Analysis of activation energy and microbial activity on couple stress nanofluid with heat generation

Abstract

This investigation includes the performance of the Couple Stress Nanofluid with microbial activity, activation energy incorporation of thermal conductivity, heat generation, variable viscosity and other parameters. We used some suitable similarity transformations to convert the governing partial differential equations and the initial boundary conditions of our model into the coupled structure of ordinary differential equations and final boundary conditions. Furthermore, the Spectral Quasi Linearization Method (SQLM) was used to numerically solve these ordinary differential equations with boundary conditions, generating the reassuring impacts of various parameters taken in our model.
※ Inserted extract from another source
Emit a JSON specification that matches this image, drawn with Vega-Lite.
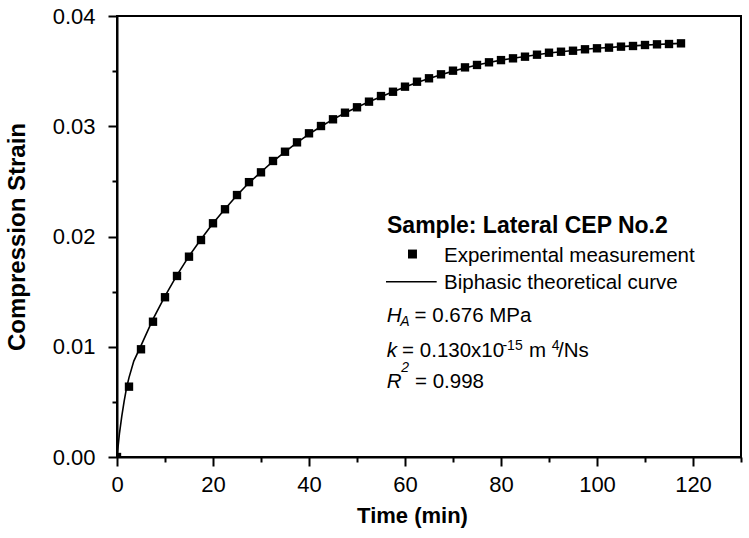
{
  "$schema": "https://vega.github.io/schema/vega-lite/v6.json",
  "width": 624,
  "height": 441,
  "autosize": "none",
  "padding": {"left": 117, "top": 16, "right": 8, "bottom": 81},
  "background": "white",
  "config": {
    "view": {"stroke": "black", "strokeWidth": 2},
    "axis": {
      "grid": false,
      "domainColor": "black",
      "domainWidth": 2,
      "tickColor": "black",
      "tickWidth": 2,
      "labelColor": "black",
      "labelFont": "Liberation Sans",
      "labelFontSize": 22,
      "titleFont": "Liberation Sans",
      "titleFontSize": 22,
      "titleFontWeight": "bold",
      "titleColor": "black"
    }
  },
  "datasets": {
    "pts": [
      {"t": 0, "s": 0},
      {"t": 2.5, "s": 0.00638},
      {"t": 5, "s": 0.00977},
      {"t": 7.5, "s": 0.01227},
      {"t": 10, "s": 0.01449},
      {"t": 12.5, "s": 0.01642},
      {"t": 15, "s": 0.01817},
      {"t": 17.5, "s": 0.01968},
      {"t": 20, "s": 0.0212},
      {"t": 22.5, "s": 0.02247},
      {"t": 25, "s": 0.02376},
      {"t": 27.5, "s": 0.02493},
      {"t": 30, "s": 0.02582},
      {"t": 32.5, "s": 0.02685},
      {"t": 35, "s": 0.02769},
      {"t": 37.5, "s": 0.02854},
      {"t": 40, "s": 0.02936},
      {"t": 42.5, "s": 0.03002},
      {"t": 45, "s": 0.03063},
      {"t": 47.5, "s": 0.03123},
      {"t": 50, "s": 0.03172},
      {"t": 52.5, "s": 0.03223},
      {"t": 55, "s": 0.03274},
      {"t": 57.5, "s": 0.03313},
      {"t": 60, "s": 0.03359},
      {"t": 62.5, "s": 0.03404},
      {"t": 65, "s": 0.03435},
      {"t": 67.5, "s": 0.03471},
      {"t": 70, "s": 0.03504},
      {"t": 72.5, "s": 0.03534},
      {"t": 75, "s": 0.03556},
      {"t": 77.5, "s": 0.0358},
      {"t": 80, "s": 0.036},
      {"t": 82.5, "s": 0.03616},
      {"t": 85, "s": 0.03631},
      {"t": 87.5, "s": 0.03649},
      {"t": 90, "s": 0.03667},
      {"t": 92.5, "s": 0.03676},
      {"t": 95, "s": 0.03685},
      {"t": 97.5, "s": 0.03698},
      {"t": 100, "s": 0.03707},
      {"t": 102.5, "s": 0.03713},
      {"t": 105, "s": 0.03722},
      {"t": 107.5, "s": 0.03728},
      {"t": 110, "s": 0.03737},
      {"t": 112.5, "s": 0.03743},
      {"t": 115, "s": 0.03746},
      {"t": 117.5, "s": 0.03752}
    ],
    "curve": [
      {"t": 0, "s": 0},
      {"t": 0.5, "s": 0.0021},
      {"t": 1, "s": 0.0037},
      {"t": 1.5, "s": 0.0051},
      {"t": 2, "s": 0.0063},
      {"t": 2.5, "s": 0.0072},
      {"t": 3.5, "s": 0.0087},
      {"t": 5, "s": 0.0101},
      {"t": 7.5, "s": 0.0125},
      {"t": 10, "s": 0.0146},
      {"t": 12.5, "s": 0.0165},
      {"t": 15, "s": 0.01822},
      {"t": 17.5, "s": 0.01975},
      {"t": 20, "s": 0.0212},
      {"t": 22.5, "s": 0.02249},
      {"t": 25, "s": 0.02374},
      {"t": 27.5, "s": 0.02487},
      {"t": 30, "s": 0.02585},
      {"t": 32.5, "s": 0.02682},
      {"t": 35, "s": 0.02768},
      {"t": 37.5, "s": 0.02851},
      {"t": 40, "s": 0.02929},
      {"t": 42.5, "s": 0.02998},
      {"t": 45, "s": 0.03062},
      {"t": 47.5, "s": 0.0312},
      {"t": 50, "s": 0.03172},
      {"t": 52.5, "s": 0.03222},
      {"t": 55, "s": 0.03268},
      {"t": 57.5, "s": 0.03312},
      {"t": 60, "s": 0.03355},
      {"t": 62.5, "s": 0.03397},
      {"t": 65, "s": 0.03433},
      {"t": 67.5, "s": 0.03468},
      {"t": 70, "s": 0.035},
      {"t": 72.5, "s": 0.03529},
      {"t": 75, "s": 0.03555},
      {"t": 77.5, "s": 0.03579},
      {"t": 80, "s": 0.036},
      {"t": 82.5, "s": 0.03617},
      {"t": 85, "s": 0.03633},
      {"t": 87.5, "s": 0.03649},
      {"t": 90, "s": 0.03664},
      {"t": 92.5, "s": 0.03676},
      {"t": 95, "s": 0.03687},
      {"t": 97.5, "s": 0.03698},
      {"t": 100, "s": 0.03707},
      {"t": 102.5, "s": 0.03714},
      {"t": 105, "s": 0.03722},
      {"t": 107.5, "s": 0.03729},
      {"t": 110, "s": 0.03736},
      {"t": 112.5, "s": 0.03742},
      {"t": 115, "s": 0.03747},
      {"t": 117.5, "s": 0.03752}
    ]
  },
  "encoding": {
    "x": {
      "type": "quantitative",
      "scale": {"domain": [0, 130], "nice": false, "zero": false},
      "axis": {
        "title": "Time (min)",
        "titleX": 295,
        "titleAlign": "center",
        "values": [0, 10, 20, 30, 40, 50, 60, 70, 80, 90, 100, 110, 120, 130],
        "labelExpr": "datum.value % 20 === 0 && datum.value <= 120 ? datum.label : ''",
        "tickSize": {"condition": {"test": "datum.value % 20 === 0", "value": 9}, "value": 5},
        "labelPadding": 8,
        "titlePadding": 10,
        "labelFlush": false,
        "labelOverlap": false
      }
    },
    "y": {
      "type": "quantitative",
      "scale": {"domain": [0, 0.04], "nice": false, "zero": false},
      "axis": {
        "title": "Compression Strain",
        "titleFontSize": 24,
        "values": [0, 0.005, 0.01, 0.015, 0.02, 0.025, 0.03, 0.035, 0.04],
        "format": ".2f",
        "labelExpr": "round(datum.value * 1000) % 10 === 0 ? datum.label : ''",
        "tickSize": {"condition": {"test": "round(datum.value * 1000) % 10 === 0", "value": 9}, "value": 5},
        "labelPadding": 13,
        "titlePadding": 23,
        "labelFlush": false,
        "labelOverlap": false
      }
    }
  },
  "layer": [
    {
      "data": {"name": "curve"},
      "mark": {"type": "line", "color": "black", "strokeWidth": 1.6, "clip": true},
      "encoding": {"x": {"field": "t", "type": "quantitative"}, "y": {"field": "s", "type": "quantitative"}}
    },
    {
      "data": {"name": "pts"},
      "mark": {"type": "point", "shape": "square", "filled": true, "color": "black", "size": 70, "opacity": 1, "clip": true},
      "encoding": {"x": {"field": "t", "type": "quantitative"}, "y": {"field": "s", "type": "quantitative"}}
    },
    {
      "data": {"values": [{}]},
      "mark": {"type": "point", "shape": "square", "filled": true, "color": "black", "size": 80, "opacity": 1},
      "encoding": {"x": {"datum": 61.56}, "y": {"datum": 0.01841}}
    },
    {
      "data": {"values": [{}]},
      "mark": {"type": "rule", "color": "black", "strokeWidth": 1.6},
      "encoding": {"x": {"datum": 56.04}, "x2": {"datum": 66.6}, "y": {"datum": 0.0159}}
    },
    {
      "data": {"values": [{}]},
      "mark": {"type": "text", "text": "Sample: Lateral CEP No.2", "align": "left", "baseline": "alphabetic", "font": "Liberation Sans", "fontSize": 23, "fontWeight": "bold", "color": "black"},
      "encoding": {"x": {"datum": 56.25}, "y": {"datum": 0.02032}}
    },
    {
      "data": {"values": [{}]},
      "mark": {"type": "text", "text": "Experimental measurement", "align": "left", "baseline": "alphabetic", "font": "Liberation Sans", "fontSize": 20.5, "color": "black"},
      "encoding": {"x": {"datum": 68.13}, "y": {"datum": 0.01772}}
    },
    {
      "data": {"values": [{}]},
      "mark": {"type": "text", "text": "Biphasic theoretical curve", "align": "left", "baseline": "alphabetic", "font": "Liberation Sans", "fontSize": 20.5, "color": "black"},
      "encoding": {"x": {"datum": 68.13}, "y": {"datum": 0.01524}}
    },
    {
      "data": {"values": [{}]},
      "mark": {"type": "text", "text": "H", "align": "left", "baseline": "alphabetic", "font": "Liberation Sans", "fontSize": 20.5, "fontStyle": "italic", "color": "black"},
      "encoding": {"x": {"datum": 56.19}, "y": {"datum": 0.01227}}
    },
    {
      "data": {"values": [{}]},
      "mark": {"type": "text", "text": "A", "align": "left", "baseline": "alphabetic", "font": "Liberation Sans", "fontSize": 14, "fontStyle": "italic", "color": "black"},
      "encoding": {"x": {"datum": 59.0}, "y": {"datum": 0.01188}}
    },
    {
      "data": {"values": [{}]},
      "mark": {"type": "text", "text": "= 0.676 MPa", "align": "left", "baseline": "alphabetic", "font": "Liberation Sans", "fontSize": 20.5, "color": "black"},
      "encoding": {"x": {"datum": 62.0}, "y": {"datum": 0.01227}}
    },
    {
      "data": {"values": [{}]},
      "mark": {"type": "text", "text": "k", "align": "left", "baseline": "alphabetic", "font": "Liberation Sans", "fontSize": 20.5, "fontStyle": "italic", "color": "black"},
      "encoding": {"x": {"datum": 56.19}, "y": {"datum": 0.0091}}
    },
    {
      "data": {"values": [{}]},
      "mark": {"type": "text", "text": "= 0.130x10", "align": "left", "baseline": "alphabetic", "font": "Liberation Sans", "fontSize": 20.5, "color": "black"},
      "encoding": {"x": {"datum": 59.4}, "y": {"datum": 0.0091}}
    },
    {
      "data": {"values": [{}]},
      "mark": {"type": "text", "text": "-15", "align": "left", "baseline": "alphabetic", "font": "Liberation Sans", "fontSize": 14, "color": "black"},
      "encoding": {"x": {"datum": 80.3}, "y": {"datum": 0.00971}}
    },
    {
      "data": {"values": [{}]},
      "mark": {"type": "text", "text": "m", "align": "left", "baseline": "alphabetic", "font": "Liberation Sans", "fontSize": 20.5, "color": "black"},
      "encoding": {"x": {"datum": 85.83}, "y": {"datum": 0.0091}}
    },
    {
      "data": {"values": [{}]},
      "mark": {"type": "text", "text": "4", "align": "left", "baseline": "alphabetic", "font": "Liberation Sans", "fontSize": 14, "color": "black"},
      "encoding": {"x": {"datum": 90.56}, "y": {"datum": 0.00971}}
    },
    {
      "data": {"values": [{}]},
      "mark": {"type": "text", "text": "/Ns", "align": "left", "baseline": "alphabetic", "font": "Liberation Sans", "fontSize": 20.5, "color": "black"},
      "encoding": {"x": {"datum": 91.88}, "y": {"datum": 0.0091}}
    },
    {
      "data": {"values": [{}]},
      "mark": {"type": "text", "text": "R", "align": "left", "baseline": "alphabetic", "font": "Liberation Sans", "fontSize": 20.5, "fontStyle": "italic", "color": "black"},
      "encoding": {"x": {"datum": 56.19}, "y": {"datum": 0.00623}}
    },
    {
      "data": {"values": [{}]},
      "mark": {"type": "text", "text": "2", "align": "left", "baseline": "alphabetic", "font": "Liberation Sans", "fontSize": 14, "fontStyle": "italic", "color": "black"},
      "encoding": {"x": {"datum": 59.2}, "y": {"datum": 0.00768}}
    },
    {
      "data": {"values": [{}]},
      "mark": {"type": "text", "text": "= 0.998", "align": "left", "baseline": "alphabetic", "font": "Liberation Sans", "fontSize": 20.5, "color": "black"},
      "encoding": {"x": {"datum": 62.08}, "y": {"datum": 0.00623}}
    }
  ]
}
The graphical representation for the flow, temperature, solute and microbial distribution was analyzed with activation energy, heat generation and other interesting parameters. The impact of variable viscosity and thermal conductivity with the Prandtl number for the local skin friction, Nusselt, Sherwood, and the microbial density numbers was included and reflects the favorable results. The comparison table is also included to validate our model. The rising values of the activation energy parameter enhances the solute and microbe profiles, while rising of bio-convection Rayleigh number and Reynolds numbers discriminates the heat profiles, but enhances the solute profile. The microbial profile of the model falls for the rising values of the microbe reaction parameter.